ここでいきなりカミングアウトしますが、私、数学がかなりできません。いわゆる算数までは得意だったのですが、数学になったとたん、なんというのでしょうか、前回りは自然に出来たのに、逆上がりになったら急に体が自分のものではなくなってしまったように思うにまかせない…みたいな、そんな感じになってしまったのです。ものすごく苦い挫折の記憶ですね。
でも、今はなぜか数学という世界にとても興味があるのです。とは言っても、解の公式すら危ういほど、その世界から遠ざかっているので、例えばこの本を読んで、いろいろな公式やら定理の名称やらが出てきても、それこそチンプンカンプンであることには変わりありません。
ただ、なんというんでしょうねえ、予感というか、そうアナロジーに基づく予想というか、そんな感じのものが自分の頭に確乎としてあるんですよ。それは、自分が経験してきたこと、比較的得意としてきたこととの類似性の予感です。具体的に言えば、音楽、文学、美術、哲学、宗教…。まあ、どちらかというと「文系」に分類されるものたちですね。
で、今回この本を読ませていただいて興奮した、その興奮というのは、やはり自分の経験や知識との共鳴による予感だと思います。それは、大げさに言えば、この本に書かれている数学者たちの歴史的発見の端緒となった予感に似ているのではないでしょうか。ものすごくずうずうしい言い方ですけれど。

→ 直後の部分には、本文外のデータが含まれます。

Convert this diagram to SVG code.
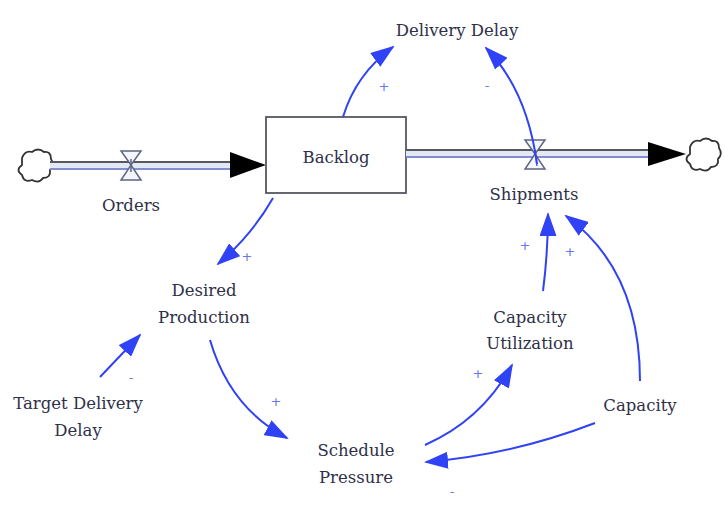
<svg xmlns="http://www.w3.org/2000/svg" width="725" height="519" viewBox="0 0 725 519">
  <style>
    .lbl { font-family: "DejaVu Serif", serif; font-size: 16.5px; fill: #2e3048; text-anchor: middle; }
    .sign { font-family: "DejaVu Sans", sans-serif; font-size: 13px; fill: #6677ee; text-anchor: middle; }
    .link { fill: none; stroke: #2f42f5; stroke-width: 2; marker-end: url(#head); }
    .pipeTop { stroke: #55585f; stroke-width: 2; }
    .pipeBot { stroke: #7f8fcf; stroke-width: 2; }
    .valve { fill: #f4f6fb; stroke: #5c6480; stroke-width: 1.5; }
    .cloud { fill: #ffffff; stroke: #333333; stroke-width: 1.8; }
  </style>
  <defs>
    <marker id="head" viewBox="0 0 24 17" refX="22" refY="8.5" markerWidth="24" markerHeight="17" markerUnits="userSpaceOnUse" orient="auto">
      <path d="M0,0 L24,8.5 L0,17 z" fill="#2f42f5"/>
    </marker>
  </defs>
  <rect width="725" height="519" fill="#ffffff"/>

  <!-- inflow: source cloud, pipe, valve -->
  <g id="orders">
    <path class="cloud" d="M22,158 q3,-8 10,-6 q6,-5 12,0 q7,-1 7,7 q4,6 -1,11 q1,8 -7,8 q-4,6 -11,2 q-8,3 -10,-5 q-7,-5 0,-10 z"/>
    <rect x="50" y="162" width="182" height="7" fill="#e3e8f4"/>
    <line class="pipeTop" x1="50" y1="162" x2="232" y2="162"/>
    <line class="pipeBot" x1="50" y1="169" x2="232" y2="169"/>
    <path d="M230,152 L266,165 L230,178 z" fill="#000000"/>
    <path class="valve" d="M121,151 L141,151 L131,165 z M121,180 L141,180 L131,165 z"/>
    <line x1="131" y1="159" x2="131" y2="172" stroke="#5c6480" stroke-width="1.5"/>
    <text class="lbl" x="131" y="211">Orders</text>
  </g>

  <!-- stock -->
  <g id="backlog">
    <rect x="266" y="117" width="140" height="76" fill="#ffffff" stroke="#55585f" stroke-width="1.8"/>
    <text class="lbl" x="336" y="163">Backlog</text>
  </g>

  <!-- outflow: pipe, valve, sink cloud -->
  <g id="shipments">
    <rect x="406" y="150" width="244" height="7" fill="#e3e8f4"/>
    <line class="pipeTop" x1="406" y1="150" x2="650" y2="150"/>
    <line class="pipeBot" x1="406" y1="157" x2="650" y2="157"/>
    <path d="M648,142 L686,154 L648,166 z" fill="#000000"/>
    <path class="cloud" d="M690,147 q3,-8 10,-6 q6,-5 12,0 q7,-1 7,7 q4,6 -1,11 q1,8 -7,8 q-4,6 -11,2 q-8,3 -10,-5 q-7,-5 0,-10 z"/>
    <path class="valve" d="M525,140 L545,140 L535,154 z M525,169 L545,169 L535,154 z"/>
    <text class="lbl" x="534" y="200">Shipments</text>
  </g>

  <g id="delivery-delay"><text class="lbl" x="457" y="36">Delivery Delay</text></g>
  <g id="desired-production">
    <text class="lbl" x="204" y="296">Desired</text>
    <text class="lbl" x="204" y="323">Production</text>
  </g>
  <g id="target-delivery-delay">
    <text class="lbl" x="78" y="409">Target Delivery</text>
    <text class="lbl" x="78" y="436">Delay</text>
  </g>
  <g id="schedule-pressure">
    <text class="lbl" x="356" y="456">Schedule</text>
    <text class="lbl" x="356" y="483">Pressure</text>
  </g>
  <g id="capacity-utilization">
    <text class="lbl" x="530" y="323">Capacity</text>
    <text class="lbl" x="530" y="349">Utilization</text>
  </g>
  <g id="capacity"><text class="lbl" x="640" y="411">Capacity</text></g>

  <!-- causal links with polarity -->
  <g id="links">
    <path class="link" d="M343,117 Q356,74 393,47"/>
    <text class="sign" x="384" y="91">+</text>
    <path class="link" d="M537,164 Q527,90 486,48"/>
    <line x1="535" y1="150" x2="537" y2="166" stroke="#2f42f5" stroke-width="1.2"/>
    <text class="sign" x="487" y="90">-</text>
    <path class="link" d="M273,198 Q252,235 218,264"/>
    <text class="sign" x="247" y="261">+</text>
    <path class="link" d="M100,377 L140,335"/>
    <text class="sign" x="131" y="382">-</text>
    <path class="link" d="M210,340 Q230,408 287,438"/>
    <text class="sign" x="276" y="406">+</text>
    <path class="link" d="M425,445 Q482,420 512,365"/>
    <text class="sign" x="478" y="378">+</text>
    <path class="link" d="M543,291 Q548,252 548,214"/>
    <text class="sign" x="525" y="250">+</text>
    <path class="link" d="M640,381 Q640,270 566,216"/>
    <text class="sign" x="570" y="256">+</text>
    <path class="link" d="M595,423 Q512,455 426,462"/>
    <text class="sign" x="452" y="496">-</text>
  </g>
</svg>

最終章では、例の「フェルマーの最終定理」を証明したワイルズが紹介されています。ワイルズは「谷山−志村予想が正しければフェルマー予想も正しい」というリベットの証明を知り身震いします。その日本人が誇るべき「谷山−志村予想」にもいろいろとドラマがあるのですが、とにかくこの豪快かつ美しい予想は、それまで無関係と思われた領域を結ぶ、筆者の言を借りるなら「富士山とエベレストの間に、実は虹のかけ橋がかかっている」とでも言うべきものだった。そして、「二つの無関係な分野が結びつく、というのは数学者にとってもっとも心躍ること」なんだそうです。

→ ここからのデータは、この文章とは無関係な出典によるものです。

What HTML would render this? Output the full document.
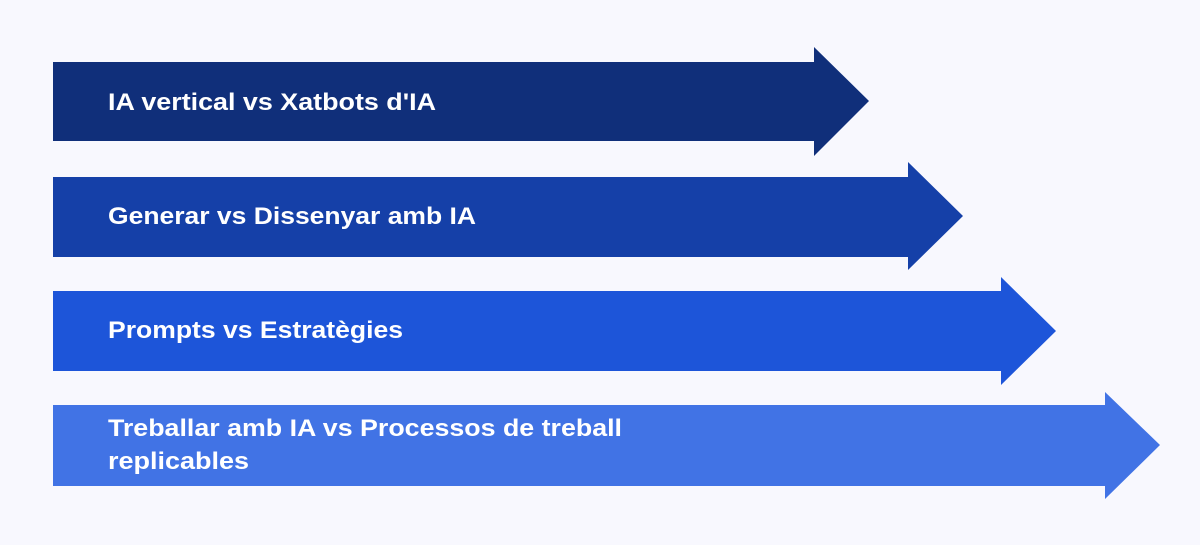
<!DOCTYPE html>
<html><head><meta charset="utf-8"><style>
body{margin:0;background:#f8f8fe;width:1200px;height:545px;overflow:hidden}
svg{display:block}
text{font-family:"Liberation Sans",sans-serif;font-weight:bold;font-size:24px;fill:#fff}
</style></head><body>
<svg width="1200" height="545" viewBox="0 0 1200 545">
<polygon points="53,62 814,62 814,47 869,101 814,156 814,141 53,141" fill="#102f7a"/>
<polygon points="53,177 908,177 908,162 963,216 908,270 908,257 53,257" fill="#1540a8"/>
<polygon points="53,291 1001,291 1001,277 1056,331 1001,385 1001,371 53,371" fill="#1d55d9"/>
<polygon points="53,405 1105,405 1105,392 1160,445 1105,499 1105,486 53,486" fill="#4173e5"/>
<text x="108" y="110" textLength="328" lengthAdjust="spacingAndGlyphs">IA vertical vs Xatbots d'IA</text>
<text x="108" y="224" textLength="368" lengthAdjust="spacingAndGlyphs">Generar vs Dissenyar amb IA</text>
<text x="108" y="338" textLength="295" lengthAdjust="spacingAndGlyphs">Prompts vs Estratègies</text>
<text x="108" y="436" textLength="514" lengthAdjust="spacingAndGlyphs">Treballar amb IA vs Processos de treball</text>
<text x="108" y="469" textLength="141" lengthAdjust="spacingAndGlyphs">replicables</text>
</svg>
</body></html>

最終的にワイルズは、岩澤理論という一度は援用をあきらめた理論をもって完全なる証明に至ります。ここでもまた日本人の業績が支えになっていることに驚くわけですが、いずれにせよ、一度は無関係、別世界としたものを結びつけているわけです。
こうしたひらめきと言いましょうか、遠くにあるものを結びつける能力に長けた者を天才と呼ぶのでしょうね。それこそ予感までは凡人でも体験できますが、それを具現化することができるかどうか、そこが天才への分かれ道でしょう。

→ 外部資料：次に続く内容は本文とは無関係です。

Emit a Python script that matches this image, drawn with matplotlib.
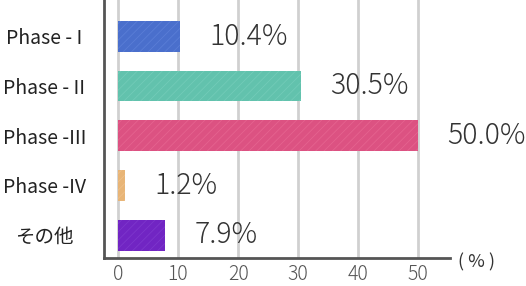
import numpy as np
import matplotlib.pyplot as plt

plt.rcParams['font.family'] = ['Noto Sans CJK JP', 'DejaVu Sans']
plt.rcParams['hatch.linewidth'] = 0.6

phases = ['Phase - I', 'Phase - II', 'Phase -III', 'Phase -IV', 'その他']
shares = [10.4, 30.5, 50.0, 1.2, 7.9]
colors = ['#4a6fcc', '#62c2ad', '#dc5282', '#e8b577', '#7125c3']
hatch_colors = ['#5a7dd6', '#72cbb8', '#e5638f', '#eec08a', '#7d36cc']

fig = plt.figure(figsize=(5.26, 2.86), dpi=100)
ax = fig.add_axes([104/526, 28/286, 346/526, 258/286])

y = np.arange(len(phases))
for i in range(len(phases)):
    ax.barh(y[i], shares[i], height=0.62, color=colors[i],
            edgecolor=hatch_colors[i], hatch='////', linewidth=0, zorder=3)
    ax.annotate(f'{shares[i]:.1f}%', (shares[i], y[i]), xytext=(29, 0),
                textcoords='offset pixels', va='center', ha='left',
                fontsize=20.5, fontweight='light', color='#333333',
                annotation_clip=False)

ax.set_xlim(-2.33, 55.3)
ax.set_ylim(4.46, -0.73)
ax.set_xticks([0, 10, 20, 30, 40, 50])
ax.set_yticks(y)
ax.set_yticklabels(phases, fontsize=14, color='#222222', ha='center')
ax.tick_params(axis='y', length=0, pad=43)
ax.tick_params(axis='x', length=0, pad=4, labelsize=14, labelcolor='#555555')
for lab in ax.get_xticklabels():
    lab.set_fontweight('light')

ax.grid(axis='x', color='#d0d0d0', linewidth=2, zorder=0)
for s in ['top', 'right']:
    ax.spines[s].set_visible(False)
for s in ['left', 'bottom']:
    ax.spines[s].set_color('#555555')
    ax.spines[s].set_linewidth(2)

fig.text(458/526, 1 - 262/286, '( % )', fontsize=13, color='#333333',
         ha='left', va='center')

fig.savefig('out.png', dpi=100)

ある意味、天才とは、もうすでに存在しているもの、中空に分散して我々が気づかないものをつかみとる能力を持った人とも言えましょう。作曲家や詩人の才能に近いと予感されます。またある種の宗教家にも見られる傾向ですね。世界の相似性については、釈迦も王仁三郎も強調しているところですし。
今日はだいぶ興奮しているので、ついつい文章が長くなってしまいました。ここではワイルズのことしか書けませんでしたが、もちろんラマヌジャンについても、また私の全く知らなかったハミルトンやチューリングなどにも感奮いたしました。あと、なぜかソーニャ・コワレフスカヤ…ちょっと萌えちゃいましたね。ああ、また最後に軟派な私が顔を出しちゃった。今日は硬派で行こうと思ったのに。このへんでやめときます(笑)。
と言いつつ、追伸。ジョン・マッデン監督の新作『プルーフ・オブ・マイ・ライフ』が近々公開されますね。天才数学者とその娘を中心とした物語だと聞いています。残されたノートに書かれた歴史的な定理の証明。はたしてそれを解いたのは、父なのか娘なのか…。ちょっと観てみたいですね。あっそうそう、『博士の愛した数式』ももうすぐですね。